И Клинтона, и Гора, особенно в предвыборный период 1999–2000 годов, их оппоненты-республиканцы упрекали в том, что они слишком много «дали России». По сути, эти упреки безосновательны. В экономическом плане даже не только материально, но и в реальных рекомендациях практически ничего не дали, а в научно-техническом многое получили, да за бесценок, в том числе и через «утечку мозгов» из России. С горечью, болью сказал в одном из своих интервью президент Российской академии наук Ю. С. Осипов: «Мы должны понимать, что многие представители самых перспективных направлений науки XXI века, получив прекрасное образование и воспитание в научных школах Академии наук и лучших университетах России, пополняют сегодня научные сообщества и фирмы США, Германии, Франции, Канады и других стран»[33].
Политика «приручения» России, на которую делали ставку руководители США в 1990-е годы, стоила им совсем недорого. Готов по этому вопросу «взять под защиту» и президента Клинтона, и вице-президента Гора.

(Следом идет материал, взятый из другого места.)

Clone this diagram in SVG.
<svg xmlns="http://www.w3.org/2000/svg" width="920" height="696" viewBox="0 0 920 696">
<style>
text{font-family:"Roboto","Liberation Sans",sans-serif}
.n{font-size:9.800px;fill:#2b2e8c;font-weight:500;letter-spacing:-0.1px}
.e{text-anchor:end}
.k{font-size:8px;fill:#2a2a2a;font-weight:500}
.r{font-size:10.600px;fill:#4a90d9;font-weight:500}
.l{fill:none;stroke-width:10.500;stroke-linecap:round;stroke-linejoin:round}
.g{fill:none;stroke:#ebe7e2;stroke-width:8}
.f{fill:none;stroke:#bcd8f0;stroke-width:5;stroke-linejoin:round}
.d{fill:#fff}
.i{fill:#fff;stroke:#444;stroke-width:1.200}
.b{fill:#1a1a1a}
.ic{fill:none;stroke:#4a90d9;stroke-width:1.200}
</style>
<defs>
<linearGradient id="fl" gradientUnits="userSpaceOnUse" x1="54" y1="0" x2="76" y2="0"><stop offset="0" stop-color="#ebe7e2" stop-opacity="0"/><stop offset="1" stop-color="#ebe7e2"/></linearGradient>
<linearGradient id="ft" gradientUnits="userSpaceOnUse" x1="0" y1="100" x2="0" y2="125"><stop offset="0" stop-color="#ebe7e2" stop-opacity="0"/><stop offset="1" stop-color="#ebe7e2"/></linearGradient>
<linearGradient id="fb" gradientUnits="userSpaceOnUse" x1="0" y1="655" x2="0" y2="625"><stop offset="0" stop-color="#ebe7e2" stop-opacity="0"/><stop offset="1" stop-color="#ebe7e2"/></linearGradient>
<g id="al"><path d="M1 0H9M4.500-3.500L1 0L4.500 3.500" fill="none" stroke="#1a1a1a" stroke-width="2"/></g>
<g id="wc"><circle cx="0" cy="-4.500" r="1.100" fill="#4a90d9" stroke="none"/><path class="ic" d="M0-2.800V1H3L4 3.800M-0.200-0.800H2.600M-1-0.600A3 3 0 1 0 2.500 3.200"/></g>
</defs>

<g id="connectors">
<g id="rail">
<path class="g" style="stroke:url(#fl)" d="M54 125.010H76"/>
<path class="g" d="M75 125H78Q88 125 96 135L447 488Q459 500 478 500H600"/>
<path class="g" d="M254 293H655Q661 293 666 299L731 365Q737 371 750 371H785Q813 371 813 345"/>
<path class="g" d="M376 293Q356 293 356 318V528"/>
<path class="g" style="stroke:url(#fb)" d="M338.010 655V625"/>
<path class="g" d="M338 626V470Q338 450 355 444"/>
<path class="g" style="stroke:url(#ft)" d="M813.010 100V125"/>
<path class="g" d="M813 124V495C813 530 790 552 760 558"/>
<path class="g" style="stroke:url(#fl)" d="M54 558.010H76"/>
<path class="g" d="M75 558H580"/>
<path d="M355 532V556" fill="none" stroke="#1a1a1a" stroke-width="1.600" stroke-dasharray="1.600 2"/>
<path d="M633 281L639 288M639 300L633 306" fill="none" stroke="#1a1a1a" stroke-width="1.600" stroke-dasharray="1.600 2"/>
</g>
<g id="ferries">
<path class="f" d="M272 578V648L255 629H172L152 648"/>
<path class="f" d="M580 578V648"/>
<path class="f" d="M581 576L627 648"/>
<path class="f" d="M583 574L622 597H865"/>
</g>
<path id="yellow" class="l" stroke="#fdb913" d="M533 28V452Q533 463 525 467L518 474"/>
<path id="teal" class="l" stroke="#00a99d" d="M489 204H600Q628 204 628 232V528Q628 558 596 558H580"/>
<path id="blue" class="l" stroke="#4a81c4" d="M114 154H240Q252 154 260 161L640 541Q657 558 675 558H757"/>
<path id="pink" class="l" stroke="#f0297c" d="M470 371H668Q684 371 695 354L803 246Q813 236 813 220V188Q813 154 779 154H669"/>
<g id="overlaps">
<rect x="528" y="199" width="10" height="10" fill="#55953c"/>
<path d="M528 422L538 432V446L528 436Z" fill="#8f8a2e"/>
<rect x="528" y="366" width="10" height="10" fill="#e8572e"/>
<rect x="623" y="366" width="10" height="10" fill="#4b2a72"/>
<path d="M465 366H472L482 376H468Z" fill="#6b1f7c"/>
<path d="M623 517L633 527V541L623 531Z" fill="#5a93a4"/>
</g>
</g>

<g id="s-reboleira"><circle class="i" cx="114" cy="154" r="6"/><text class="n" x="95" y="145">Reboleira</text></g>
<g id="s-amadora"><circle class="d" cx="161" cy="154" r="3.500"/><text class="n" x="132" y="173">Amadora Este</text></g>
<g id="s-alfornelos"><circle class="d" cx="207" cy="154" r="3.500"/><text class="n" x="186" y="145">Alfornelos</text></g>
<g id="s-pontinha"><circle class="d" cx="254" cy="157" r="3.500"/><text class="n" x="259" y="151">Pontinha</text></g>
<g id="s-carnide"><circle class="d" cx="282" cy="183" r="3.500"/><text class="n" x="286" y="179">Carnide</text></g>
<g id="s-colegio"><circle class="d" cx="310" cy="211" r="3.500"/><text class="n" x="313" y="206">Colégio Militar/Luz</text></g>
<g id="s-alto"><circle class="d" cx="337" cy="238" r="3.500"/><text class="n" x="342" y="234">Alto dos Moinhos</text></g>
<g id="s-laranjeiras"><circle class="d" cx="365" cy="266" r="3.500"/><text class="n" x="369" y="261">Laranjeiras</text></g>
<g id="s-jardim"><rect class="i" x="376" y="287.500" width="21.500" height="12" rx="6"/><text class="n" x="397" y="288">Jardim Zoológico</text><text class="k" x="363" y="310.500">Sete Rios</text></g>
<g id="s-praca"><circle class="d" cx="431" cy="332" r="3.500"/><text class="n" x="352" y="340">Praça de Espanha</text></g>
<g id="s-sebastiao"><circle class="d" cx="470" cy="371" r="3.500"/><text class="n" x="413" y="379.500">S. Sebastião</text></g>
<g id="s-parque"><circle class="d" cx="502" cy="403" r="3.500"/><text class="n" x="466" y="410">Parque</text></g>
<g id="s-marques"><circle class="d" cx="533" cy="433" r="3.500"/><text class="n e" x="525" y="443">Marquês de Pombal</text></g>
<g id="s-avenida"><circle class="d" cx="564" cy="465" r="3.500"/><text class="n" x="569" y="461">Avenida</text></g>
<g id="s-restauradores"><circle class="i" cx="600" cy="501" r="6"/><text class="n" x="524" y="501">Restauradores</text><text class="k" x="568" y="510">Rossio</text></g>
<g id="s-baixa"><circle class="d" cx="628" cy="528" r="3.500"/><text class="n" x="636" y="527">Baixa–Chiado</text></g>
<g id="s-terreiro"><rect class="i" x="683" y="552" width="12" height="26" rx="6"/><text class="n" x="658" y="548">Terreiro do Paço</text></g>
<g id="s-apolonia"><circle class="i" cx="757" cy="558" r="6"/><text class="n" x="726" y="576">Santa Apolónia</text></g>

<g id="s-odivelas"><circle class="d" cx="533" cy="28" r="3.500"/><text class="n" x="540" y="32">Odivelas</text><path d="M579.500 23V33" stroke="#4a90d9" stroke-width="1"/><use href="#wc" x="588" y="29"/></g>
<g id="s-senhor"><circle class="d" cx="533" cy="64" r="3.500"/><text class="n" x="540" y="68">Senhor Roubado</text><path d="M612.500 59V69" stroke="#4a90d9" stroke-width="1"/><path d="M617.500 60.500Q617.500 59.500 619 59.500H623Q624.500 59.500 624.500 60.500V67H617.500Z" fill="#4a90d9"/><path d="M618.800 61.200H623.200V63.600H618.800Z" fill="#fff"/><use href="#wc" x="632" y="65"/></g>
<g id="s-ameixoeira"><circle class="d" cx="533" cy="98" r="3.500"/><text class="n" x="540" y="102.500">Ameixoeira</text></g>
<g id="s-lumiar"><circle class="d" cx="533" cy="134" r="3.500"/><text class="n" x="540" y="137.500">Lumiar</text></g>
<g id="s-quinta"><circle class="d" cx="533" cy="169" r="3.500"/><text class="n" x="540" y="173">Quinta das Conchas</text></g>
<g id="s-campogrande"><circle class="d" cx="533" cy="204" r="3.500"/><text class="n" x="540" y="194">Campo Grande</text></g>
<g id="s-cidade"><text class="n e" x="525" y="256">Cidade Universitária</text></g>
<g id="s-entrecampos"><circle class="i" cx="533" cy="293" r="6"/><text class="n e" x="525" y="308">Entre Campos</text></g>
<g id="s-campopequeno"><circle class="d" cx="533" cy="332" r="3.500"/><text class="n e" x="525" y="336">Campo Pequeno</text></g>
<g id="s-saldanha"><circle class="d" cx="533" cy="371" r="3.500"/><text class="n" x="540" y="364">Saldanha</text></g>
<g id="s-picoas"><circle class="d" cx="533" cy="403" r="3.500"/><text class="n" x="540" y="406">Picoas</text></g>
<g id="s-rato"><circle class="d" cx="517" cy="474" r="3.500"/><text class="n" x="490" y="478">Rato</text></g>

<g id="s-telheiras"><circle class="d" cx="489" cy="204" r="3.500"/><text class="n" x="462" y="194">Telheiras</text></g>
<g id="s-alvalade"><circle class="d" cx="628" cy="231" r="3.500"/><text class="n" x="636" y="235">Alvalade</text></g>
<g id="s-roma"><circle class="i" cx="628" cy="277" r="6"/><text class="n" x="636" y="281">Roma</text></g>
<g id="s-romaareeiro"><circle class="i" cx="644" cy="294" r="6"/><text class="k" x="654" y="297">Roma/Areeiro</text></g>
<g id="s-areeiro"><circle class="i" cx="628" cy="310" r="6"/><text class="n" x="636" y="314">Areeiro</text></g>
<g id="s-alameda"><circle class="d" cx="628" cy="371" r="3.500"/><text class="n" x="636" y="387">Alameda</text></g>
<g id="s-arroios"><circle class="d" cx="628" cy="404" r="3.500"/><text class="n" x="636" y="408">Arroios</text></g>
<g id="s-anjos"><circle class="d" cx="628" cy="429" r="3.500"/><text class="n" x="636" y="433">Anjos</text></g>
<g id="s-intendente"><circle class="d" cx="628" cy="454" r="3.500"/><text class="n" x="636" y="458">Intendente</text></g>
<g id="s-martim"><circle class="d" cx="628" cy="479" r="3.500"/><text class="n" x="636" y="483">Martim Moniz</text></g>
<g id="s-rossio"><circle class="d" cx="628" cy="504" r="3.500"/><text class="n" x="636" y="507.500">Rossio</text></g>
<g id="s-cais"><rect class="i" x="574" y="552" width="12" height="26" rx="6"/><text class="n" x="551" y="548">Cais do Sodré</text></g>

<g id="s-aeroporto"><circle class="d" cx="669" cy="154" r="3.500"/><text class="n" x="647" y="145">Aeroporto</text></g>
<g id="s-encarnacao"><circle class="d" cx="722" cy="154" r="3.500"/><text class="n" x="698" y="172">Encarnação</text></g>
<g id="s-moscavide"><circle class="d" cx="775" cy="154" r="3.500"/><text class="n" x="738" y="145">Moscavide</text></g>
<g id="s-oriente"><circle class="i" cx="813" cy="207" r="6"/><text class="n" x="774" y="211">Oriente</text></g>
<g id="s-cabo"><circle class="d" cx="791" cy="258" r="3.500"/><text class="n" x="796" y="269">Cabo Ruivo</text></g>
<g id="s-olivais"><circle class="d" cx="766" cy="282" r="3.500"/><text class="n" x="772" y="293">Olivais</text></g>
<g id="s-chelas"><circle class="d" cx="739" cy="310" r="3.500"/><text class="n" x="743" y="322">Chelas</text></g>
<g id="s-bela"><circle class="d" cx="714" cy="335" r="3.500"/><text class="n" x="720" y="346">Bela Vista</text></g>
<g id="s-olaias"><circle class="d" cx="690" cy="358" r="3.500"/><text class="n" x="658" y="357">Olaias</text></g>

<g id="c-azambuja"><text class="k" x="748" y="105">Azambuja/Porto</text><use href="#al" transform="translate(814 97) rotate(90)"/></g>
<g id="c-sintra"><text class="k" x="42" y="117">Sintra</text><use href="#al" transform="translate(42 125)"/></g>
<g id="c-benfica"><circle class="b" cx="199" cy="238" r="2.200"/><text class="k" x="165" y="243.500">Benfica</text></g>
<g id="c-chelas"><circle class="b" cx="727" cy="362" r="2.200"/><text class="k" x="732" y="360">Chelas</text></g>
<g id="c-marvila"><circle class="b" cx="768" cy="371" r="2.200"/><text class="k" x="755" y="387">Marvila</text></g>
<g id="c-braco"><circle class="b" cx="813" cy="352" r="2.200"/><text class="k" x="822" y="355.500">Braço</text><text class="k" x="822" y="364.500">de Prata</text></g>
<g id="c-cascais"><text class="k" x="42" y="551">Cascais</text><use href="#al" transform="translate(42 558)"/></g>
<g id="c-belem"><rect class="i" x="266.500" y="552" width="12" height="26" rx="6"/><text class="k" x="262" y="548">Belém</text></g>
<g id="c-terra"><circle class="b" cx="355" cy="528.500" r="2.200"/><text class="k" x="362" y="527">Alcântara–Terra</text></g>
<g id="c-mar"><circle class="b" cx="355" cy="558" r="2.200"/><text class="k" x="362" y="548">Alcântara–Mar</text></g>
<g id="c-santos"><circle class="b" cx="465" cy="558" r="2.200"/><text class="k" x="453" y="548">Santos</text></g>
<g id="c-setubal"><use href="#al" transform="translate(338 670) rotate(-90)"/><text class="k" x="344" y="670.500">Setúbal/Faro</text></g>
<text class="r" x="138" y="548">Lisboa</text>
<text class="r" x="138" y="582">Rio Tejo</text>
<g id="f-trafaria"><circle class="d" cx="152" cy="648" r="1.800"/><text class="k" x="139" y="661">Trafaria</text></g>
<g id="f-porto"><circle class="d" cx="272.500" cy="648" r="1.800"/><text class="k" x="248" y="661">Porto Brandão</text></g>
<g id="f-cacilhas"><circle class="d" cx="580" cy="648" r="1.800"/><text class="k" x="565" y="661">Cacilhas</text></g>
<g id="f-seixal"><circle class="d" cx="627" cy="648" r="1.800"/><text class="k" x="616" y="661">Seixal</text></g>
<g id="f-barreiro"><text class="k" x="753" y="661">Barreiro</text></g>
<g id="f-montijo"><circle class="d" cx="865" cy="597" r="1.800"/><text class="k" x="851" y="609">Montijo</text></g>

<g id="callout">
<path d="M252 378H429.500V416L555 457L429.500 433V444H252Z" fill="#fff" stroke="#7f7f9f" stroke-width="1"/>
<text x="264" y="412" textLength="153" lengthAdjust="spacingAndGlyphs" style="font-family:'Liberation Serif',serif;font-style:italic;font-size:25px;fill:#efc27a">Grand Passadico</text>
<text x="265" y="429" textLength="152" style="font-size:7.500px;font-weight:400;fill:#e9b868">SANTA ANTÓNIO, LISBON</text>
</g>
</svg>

Но вернемся к американскому меморандуму, направленному мне вице-президентом США. Кроме оценок текущего положения и причин кризиса в России в нем содержался целый ряд предлагаемых мер. Многие из них уже осуществлялись нами. Например, жесткое ограничение эмиссии, отказ от мер по сокращению конвертируемости рубля, переход к политике «плавающего» валютного курса, ликвидация долгов в сфере выплат зарплат и пенсий, проведение аудиторских проверок банков для того, чтобы определить те, которые нужно сохранить в соответствии с предложениями Центрального банка, обеспечение более состязательных и прозрачных процедур приватизации, увеличение сбора налогов в денежной форме и т. д.